NEW YORK — Despite a lower cost structure, J. Crew Group Inc. was unable to stave off second-quarter losses.

This story first appeared in the September 9, 2002 issue of WWD.  Subscribe Today.

Losses narrowed to $7.1 million for the quarter from $8.6 million a year ago. The year-ago results included a $2.2 million pretax charge for severance costs. While J. Crew does not have public shares, public debt compels it to report its results.

Sales for the period ended Aug. 3 dipped 0.2 percent to $167.6 million from $167.9 million. Comparable-store revenues regressed 11.4 percent.

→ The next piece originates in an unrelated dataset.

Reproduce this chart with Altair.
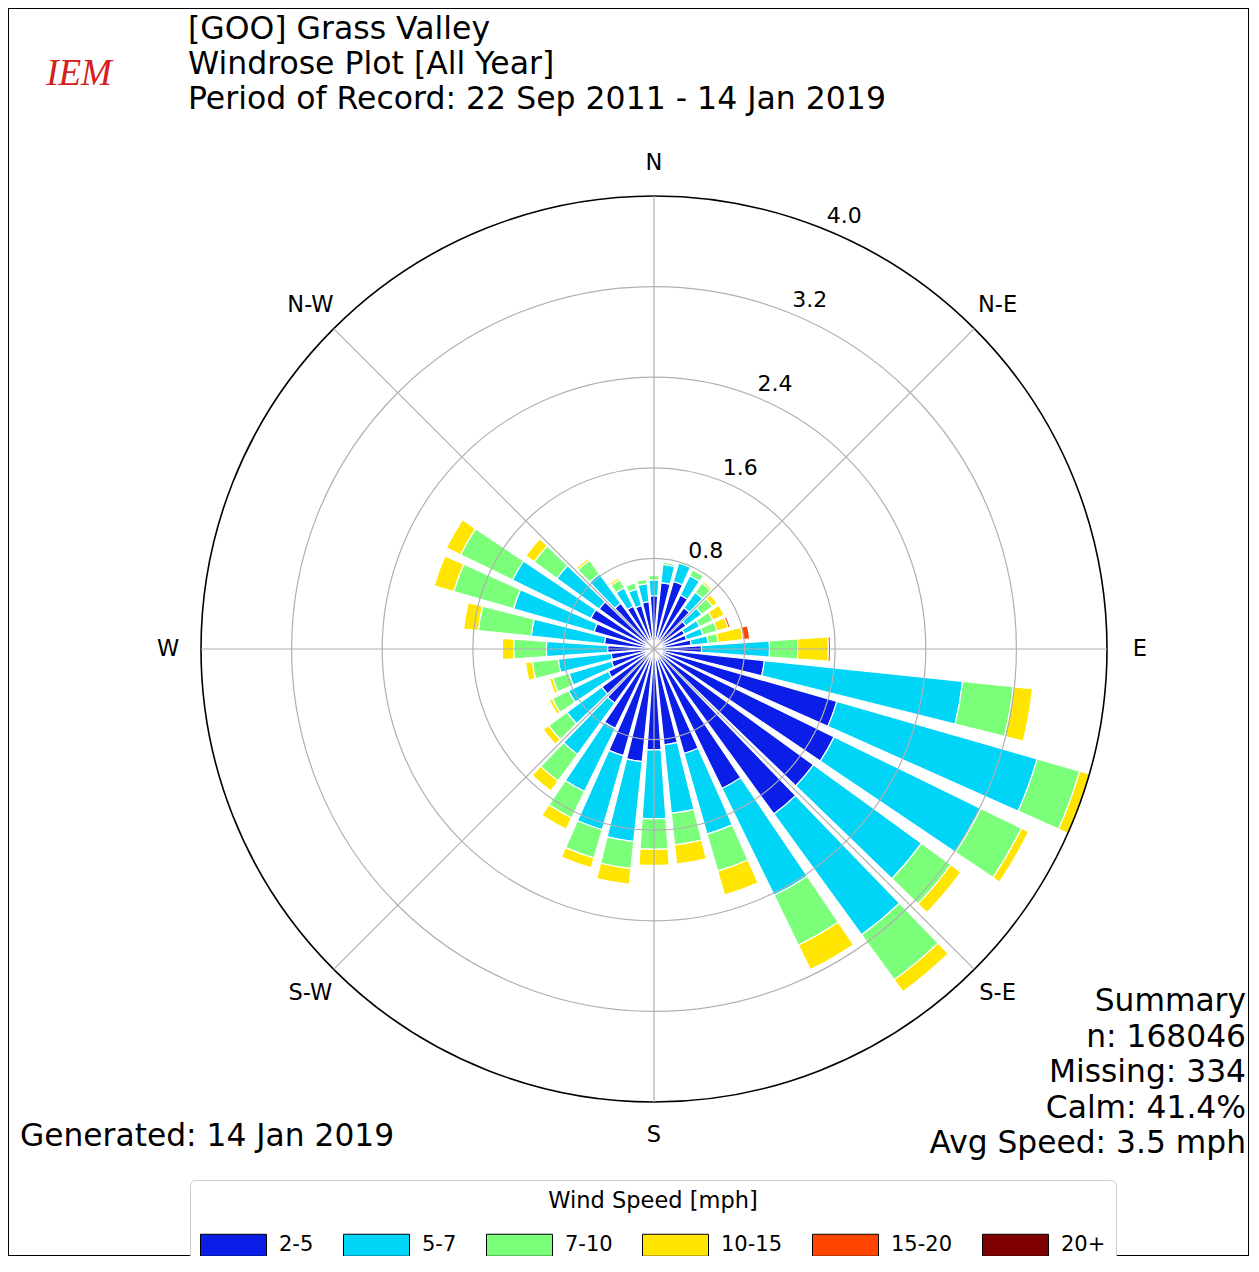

The firm’s direct business posted a 1.5 percent top-line uptick.

“Although our comp-store sales trend remains negative, second-quarter earnings before interest taxes depreciation and amortization was better than we anticipated, primarily reflecting our lower cost structure,” said chief financial officer Scott Rosen in a statement.

Earnings before interest, taxes, depreciation and amortization shot up 140 percent to $6 million from $2.5 million a year ago. Selling, general and administrative expenses decreased by 170 basis points to 37.3 percent of sales. Inventories were down 10 percent, or 27 percent on a comp-store basis.

During the half, losses widened to $19.2 million from $17.9 million a year ago. Revenues over the six months depressed 0.3 percent to $334.7 million from $335.7 million a year ago.

As reported, Ken Pilot, former president of Gap International, joins J. Crew as chief executive officer today.